Kazvînî (ö. 682/1283), Harakânî’nin kab­rinin Bistâm yakınlarındaki Harakân’da bulunduğunu, onu ziyaret edeni şiddetli bir kabz halinin istilâ ettiğini söyler. VIII.(XIV.) yüzyılda Bistâm’ı ziyaret eden İbn Battûta şehre ge­lince Bâyezîd-i Bistâmi’nin zaviyesinde kal­dığını, Ebü’l-Hasan el-Harakânî’nin kab­rinin de bu şehirde olduğunu bildirir.
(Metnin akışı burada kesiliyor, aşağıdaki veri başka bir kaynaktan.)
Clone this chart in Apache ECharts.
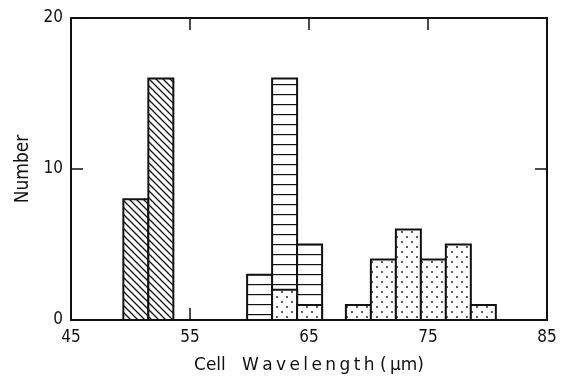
<!DOCTYPE html>
<html>
<head>
<meta charset="utf-8">
<script src="https://cdn.jsdelivr.net/npm/echarts@6/dist/echarts.min.js"></script>
<style>
  html, body { margin: 0; padding: 0; background: #fff; }
  #chart { width: 569px; height: 377px; }
</style>
</head>
<body>
<div id="chart"></div>
<script>
// histogram bins: left edge (µm) and count
const binWidth = 2.1;
const hatchedStart = [49.4, 51.5];
const hatchedCount = [8, 16];
const linedStart = [59.8, 61.9, 64.0];
const linedCount = [3, 16, 5];
const dottedStart = [61.9, 64.0, 68.1, 70.2, 72.3, 74.4, 76.5, 78.6];
const dottedCount = [2, 1, 1, 4, 6, 4, 5, 1];
const xTicks = [45, 55, 65, 75, 85];
const yTicks = [0, 10, 20];

const ink = '#111';
const thin = '\u2009';
const spaced = s => s.split('').join(thin);

function makePattern(kind) {
    const c = document.createElement('canvas');
    const ctx = c.getContext('2d');
    if (kind === 'diag') {
        const s = 7;
        c.width = s; c.height = s;
        ctx.fillStyle = '#fff';
        ctx.fillRect(0, 0, s, s);
        ctx.strokeStyle = ink;
        ctx.lineWidth = 1.3;
        ctx.beginPath();
        ctx.moveTo(-1, -1); ctx.lineTo(s + 1, s + 1);
        ctx.moveTo(-1, s - 1); ctx.lineTo(1, s + 1);
        ctx.moveTo(s - 1, -1); ctx.lineTo(s + 1, 1);
        ctx.stroke();
    } else if (kind === 'horiz') {
        c.width = 8; c.height = 10;
        ctx.fillStyle = '#fff';
        ctx.fillRect(0, 0, 8, 10);
        ctx.fillStyle = ink;
        ctx.fillRect(0, 4, 8, 1.2);
    } else {
        c.width = 10; c.height = 10;
        ctx.fillStyle = '#fff';
        ctx.fillRect(0, 0, 10, 10);
        ctx.fillStyle = ink;
        ctx.beginPath();
        ctx.arc(2, 2, 0.9, 0, Math.PI * 2);
        ctx.arc(7, 7, 0.9, 0, Math.PI * 2);
        ctx.fill();
    }
    return { image: c, repeat: 'repeat' };
}

const patterns = {
    diag: makePattern('diag'),
    horiz: makePattern('horiz'),
    dots: makePattern('dots')
};

function toBins(starts, counts) {
    return starts.map((s, i) => [s, s + binWidth, counts[i]]);
}

function histSeries(name, starts, counts, pattern) {
    return {
        name: name,
        type: 'custom',
        xAxisIndex: 0,
        yAxisIndex: 0,
        data: toBins(starts, counts),
        renderItem: function (params, api) {
            const p0 = api.coord([api.value(0), 0]);
            const p1 = api.coord([api.value(1), api.value(2)]);
            return {
                type: 'rect',
                shape: { x: p0[0], y: p1[1], width: p1[0] - p0[0], height: p0[1] - p1[1] },
                style: { fill: patterns[pattern], stroke: ink, lineWidth: 2 }
            };
        }
    };
}

const chart = echarts.init(document.getElementById('chart'), null, { renderer: 'canvas' });

const axisFont = { fontFamily: 'DejaVu Sans Condensed, DejaVu Sans', fontSize: 17, color: ink };
const line = { onZero: false, lineStyle: { color: ink, width: 2 } };
const tick = { show: true, inside: true, length: 12, lineStyle: { color: ink, width: 1.5 } };

const option = {
    backgroundColor: '#fff',
    animation: false,
    grid: { left: 71, right: 22, top: 18, bottom: 57, outerBoundsMode: 'none', containLabel: false },
    xAxis: [
        {
            type: 'value', position: 'bottom',
            min: 45, max: 85, interval: 10,
            axisLine: line,
            axisTick: tick,
            axisLabel: Object.assign({ margin: 9, formatter: v => xTicks.includes(v) ? String(v) : '' }, axisFont),
            splitLine: { show: false },
            name: 'Cell' + '   ' + spaced('Wavelength') + ' (' + thin + 'μm)',
            nameLocation: 'middle',
            nameGap: 37,
            nameTextStyle: { fontFamily: 'DejaVu Sans', fontSize: 17, color: ink }
        },
        {
            type: 'value', position: 'top',
            min: 45, max: 85, interval: 10,
            axisLine: line,
            axisTick: tick,
            axisLabel: { show: false },
            splitLine: { show: false }
        }
    ],
    yAxis: [
        {
            type: 'value', position: 'left',
            min: 0, max: 20, interval: 10,
            axisLine: Object.assign({ show: true }, line),
            axisTick: tick,
            axisLabel: Object.assign({ margin: 8, formatter: v => yTicks.includes(v) ? String(v) : '' }, axisFont),
            splitLine: { show: false },
            name: 'Number',
            nameLocation: 'middle',
            nameRotate: 90,
            nameGap: 38,
            nameTextStyle: { fontFamily: 'DejaVu Sans Condensed, DejaVu Sans', fontSize: 19, color: ink }
        },
        {
            type: 'value', position: 'right',
            min: 0, max: 20, interval: 10,
            axisLine: Object.assign({ show: true }, line),
            axisTick: tick,
            axisLabel: { show: false },
            splitLine: { show: false }
        }
    ],
    series: [
        histSeries('hatched', hatchedStart, hatchedCount, 'diag'),
        histSeries('lined', linedStart, linedCount, 'horiz'),
        histSeries('dotted', dottedStart, dottedCount, 'dots')
    ]
};

chart.setOption(option);
window.addEventListener('resize', function () {
    chart.resize();
});
</script>
</body>
</html>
Evliya Çelebi, Kars Kalesi’nin III. Murad devrinde Lala Mustafa Pa­şa tarafından tamir edildiğini anlatırken bir askerin paşaya aktardığı rüyasını nak­leder. Buna göre asker paşaya, rüyasında gördüğü yaşlı bir zatın kendisinin Ebü’l-Hasan el-Harakânî olduğunu ve makamı­nın burada bulunduğunu söylediğini, ken­disinden ayağını bastığı yeri kazmasını istediğini anlatmış, bunun üzerine 100 işçi yeri kazmaya başlamış ve üzerinde, “Menem şehîd ü saîd Harakânî” ibaresi yazılı dört köşe bir somaki mermer bulun­muştur. Gaziler mermeri tekbir ve tevhidle kaldırınca kabir ortaya çıkmıştır. Ya­ralı pazusuna sarılı makrame ile sırtın­daki hırkasının bile henüz çürümediği gö­rülmüş; vücudunun sağ tarafındaki ya­rası hâlâ kanamakta imiş. Gaziler yine tekbirle kabri kapamışlar. Kalenin içine ilk olarak Lala Mustafa Paşa tarafından Ebü’l-Hasan el-Harakânî adına bir tekke ile bir cami inşa ettirilmiştir. Evliya Çelebi’nin anlattığı bu olay, daha sonra yaygınlık kazanarak Kars ve çevresinde Harakânî’nin Kars’ın fethi­ne katıldığı ve burada şehid olduğu şeklin­de bir inancın doğmasına yol açmıştır. Kars’ta onun adını taşıyan bir dernek kurulmuş, Nûrü’l-Sılûm adlı eser bu dernek tarafından tercüme ettirilerek yayım­lanmıştır.